Texas Mall Shooter Recorded Bizarre Voicemail Before Shooting Spree

OPINION:  This article contains commentary which may reflect the author’s opinion

According to reports, the Texas mall shooter left an odd voicemail on his cellphone, telling his provider that he had paid his account, pleading with his parents for money, and telling female callers he had “plenty of money.”

According to documents acquired by Fox News Digital, Mauricio Garcia appeared to be obsessed with money in the message. Garcia shot eight people dead and seven others in Allen, Texas, on Saturday while using an assault rifle resembling an AR-15 at the Allen Premium Outlets.

“Hi, this is Mauricio. If you’re the phone company, I sent you the money, or if you’re my parents, please send money,” he stated.

“If you are my financial aid institution, you didn’t lend me enough money, if you are a friend, you owe me money. And if you are a female, don’t worry, I have plenty of money,” the suspected neo-Nazi sympathizer adds, according to the outlet.

The weird message can be reached immediately at the phone number mentioned in the records.

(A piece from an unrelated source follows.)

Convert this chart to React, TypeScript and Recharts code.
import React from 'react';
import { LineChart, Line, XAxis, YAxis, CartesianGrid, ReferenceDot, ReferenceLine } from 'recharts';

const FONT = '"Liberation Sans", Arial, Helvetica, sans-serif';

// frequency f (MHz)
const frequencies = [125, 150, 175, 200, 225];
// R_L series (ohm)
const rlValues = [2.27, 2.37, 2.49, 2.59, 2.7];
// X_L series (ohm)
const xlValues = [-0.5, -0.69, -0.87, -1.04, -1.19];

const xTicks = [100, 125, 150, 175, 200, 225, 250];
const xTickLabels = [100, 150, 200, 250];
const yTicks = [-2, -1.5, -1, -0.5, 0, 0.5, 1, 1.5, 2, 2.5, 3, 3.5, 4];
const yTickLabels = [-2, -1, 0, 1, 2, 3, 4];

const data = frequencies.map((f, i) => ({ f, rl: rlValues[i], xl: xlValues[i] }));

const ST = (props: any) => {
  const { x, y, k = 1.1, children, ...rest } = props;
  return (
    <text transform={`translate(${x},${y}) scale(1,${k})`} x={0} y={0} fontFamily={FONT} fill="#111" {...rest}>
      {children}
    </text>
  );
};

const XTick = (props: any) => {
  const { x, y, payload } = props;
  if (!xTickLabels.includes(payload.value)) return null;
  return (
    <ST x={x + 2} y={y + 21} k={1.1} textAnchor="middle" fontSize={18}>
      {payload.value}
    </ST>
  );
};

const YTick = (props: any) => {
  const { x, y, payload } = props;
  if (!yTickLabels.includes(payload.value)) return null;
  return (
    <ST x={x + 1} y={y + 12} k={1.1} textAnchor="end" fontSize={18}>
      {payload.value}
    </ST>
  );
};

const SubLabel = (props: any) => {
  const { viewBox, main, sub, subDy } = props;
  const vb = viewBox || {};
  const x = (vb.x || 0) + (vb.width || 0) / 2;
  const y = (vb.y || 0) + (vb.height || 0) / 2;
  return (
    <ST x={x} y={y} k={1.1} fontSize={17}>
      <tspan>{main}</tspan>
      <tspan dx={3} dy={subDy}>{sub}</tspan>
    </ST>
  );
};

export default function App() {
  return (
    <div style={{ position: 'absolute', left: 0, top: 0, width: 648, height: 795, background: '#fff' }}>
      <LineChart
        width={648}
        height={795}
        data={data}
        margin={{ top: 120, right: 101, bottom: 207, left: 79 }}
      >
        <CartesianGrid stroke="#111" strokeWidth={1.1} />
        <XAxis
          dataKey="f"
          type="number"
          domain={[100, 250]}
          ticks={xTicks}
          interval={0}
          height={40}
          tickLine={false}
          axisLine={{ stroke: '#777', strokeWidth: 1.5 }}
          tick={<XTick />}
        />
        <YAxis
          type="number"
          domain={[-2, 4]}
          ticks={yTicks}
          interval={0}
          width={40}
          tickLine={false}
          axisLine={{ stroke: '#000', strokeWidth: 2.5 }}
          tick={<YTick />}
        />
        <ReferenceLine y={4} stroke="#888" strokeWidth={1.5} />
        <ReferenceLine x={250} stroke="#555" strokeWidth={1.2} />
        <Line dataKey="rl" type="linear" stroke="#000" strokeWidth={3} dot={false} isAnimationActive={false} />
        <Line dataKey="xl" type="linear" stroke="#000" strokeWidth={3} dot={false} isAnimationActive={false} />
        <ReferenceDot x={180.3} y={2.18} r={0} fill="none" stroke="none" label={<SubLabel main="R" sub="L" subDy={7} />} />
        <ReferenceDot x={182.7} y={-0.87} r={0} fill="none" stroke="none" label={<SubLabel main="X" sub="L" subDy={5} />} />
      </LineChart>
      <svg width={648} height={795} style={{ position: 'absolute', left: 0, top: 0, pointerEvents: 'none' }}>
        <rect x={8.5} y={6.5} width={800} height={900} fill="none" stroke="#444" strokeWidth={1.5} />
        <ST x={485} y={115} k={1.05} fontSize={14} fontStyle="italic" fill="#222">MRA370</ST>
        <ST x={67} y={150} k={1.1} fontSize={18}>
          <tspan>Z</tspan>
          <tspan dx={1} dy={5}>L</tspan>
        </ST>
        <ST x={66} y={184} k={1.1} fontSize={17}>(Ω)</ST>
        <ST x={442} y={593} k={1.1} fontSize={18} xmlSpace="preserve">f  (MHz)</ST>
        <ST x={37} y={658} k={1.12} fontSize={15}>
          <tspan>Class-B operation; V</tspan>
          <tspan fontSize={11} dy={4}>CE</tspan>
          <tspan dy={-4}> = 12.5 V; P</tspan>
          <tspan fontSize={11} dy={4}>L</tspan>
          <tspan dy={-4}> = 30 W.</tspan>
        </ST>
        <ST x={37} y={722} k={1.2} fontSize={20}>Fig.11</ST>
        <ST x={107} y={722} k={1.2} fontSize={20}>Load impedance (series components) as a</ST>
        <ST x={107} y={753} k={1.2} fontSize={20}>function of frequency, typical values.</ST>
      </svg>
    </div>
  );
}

When he made the recording is unknown.

In the meantime, it has come to light that Garcia was discharged from the US Army in 2008 “due to mental health concerns,” according to law enforcement sources informed on the probe, according to ABC News.

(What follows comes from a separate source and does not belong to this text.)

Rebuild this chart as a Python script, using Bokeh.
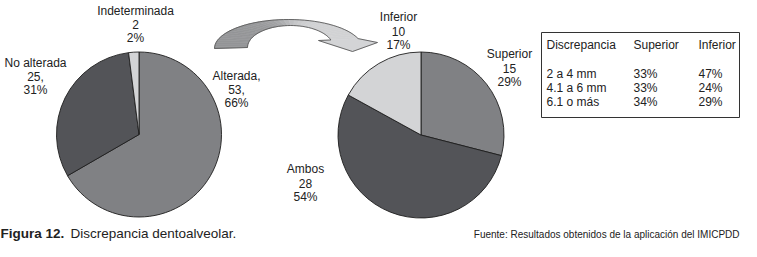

The outlet was informed by several law enforcement sources that the question of whether domestic terrorism was involved in the shooter’s attack is also being looked into.

The federal government is also looking into Garcia’s social media profiles, which allegedly promoted white supremacist viewpoints.

Leftwing media outlets and politicians are going overboard as usual trying to paint the killer as a conservative and to get a ban on guns.

It’s clear from early reports that the man was mentally disturbed and the crime wasn’t because of political ideology. Since he wasn’t white, they are trying to paint him as “far right-wing” when he was just crazy.

According to a law enforcement source who spoke to the Associated Press, the shooter wore a patch that read “RWDS,” which refers for “Right Wing Death Squad,” a term used frequently by nationalist organizations.

Garcia, who had never been in trouble with the law, reportedly lived with his parents and had a long reservation at a nearby motel.

Brian Harvey, the chief of Allen police, declined to speak with the AP about the inquiry on Sunday night, stating that “we actually don’t have a lot.”

A day after the incident that turned a casual afternoon of shopping into a slaughter, the Texas Department of Public Safety named Garcia as a suspect in the deaths of eight people at a Texas outlet mall.

A police officer who happened to be nearby the Dallas suburb mall on Saturday shot Garcia to death.

According to a law enforcement official, detectives have been looking through a Dallas motel close to an expressway where Garcia was staying. The person added that after Garcia was killed, police discovered numerous firearms at the scene, including an AR-15-style rifle and a handgun.

Investigators reportedly also searched a Dallas house connected to the suspect, according to two law enforcement officials. The authorities discussed specifics of an ongoing inquiry under the condition of anonymity.

Three houses down from the low brick house, a woman reported seeing a large number of uniformed police officers enter the residence between 6 and 7 o’clock on Saturday.

Officers were still in the area when Marsha Alexander went to bed between 9 and 10 p.m., according to Marsha Alexander. “They went in like real fast, and I saw them do that like twice,” she added. By early Sunday morning, they were gone.

“On Sunday afternoon, a woman named Julie was sitting on the porch of her house, next door to the one searched the day before. She declined to give her last name to an AP reporter but said she awoke from a nap around 6 p.m. Saturday to see four police squad cars and a large group of officers outside her neighbor’s home,” the Associated Press report states.

She said they entered the home and were joined about an hour later by FBI agents and other people wearing plainclothes, who she also took to be law enforcement.

The woman said she did not know her neighbors well, but knew them to be “very polite, very nice people.” She said the man she now understands to have been the shooter was always friendly and would wave or honk his horn as he came and went.

At about 2 p.m. Sunday, a man entered the home that was searched, but when reporters knocked on the door and waited, no one answered.

At a typical Sunday morning session, senior pastor John Mark Caton of Cottonwood Creek Church, which is two miles from the mall, prayed for the victims, first responders, and the patrons and workers who “walked out past things they never should have seen.”

“There were some of our people. Some perhaps in this room. Some of our students were working in those stores and will be changed forever by this,” Caton noted.

Similar remarks were made by Caton during a Sunday night vigil at the church that Republican Governor Greg Abbott was at. Abbott has signed bills loosening firearms regulations which those on the left regularly attack him over when an insane person is involved in a mass shooting. Abbott bravely declared on Fox News that Texas will not immediately pass gun restrictions.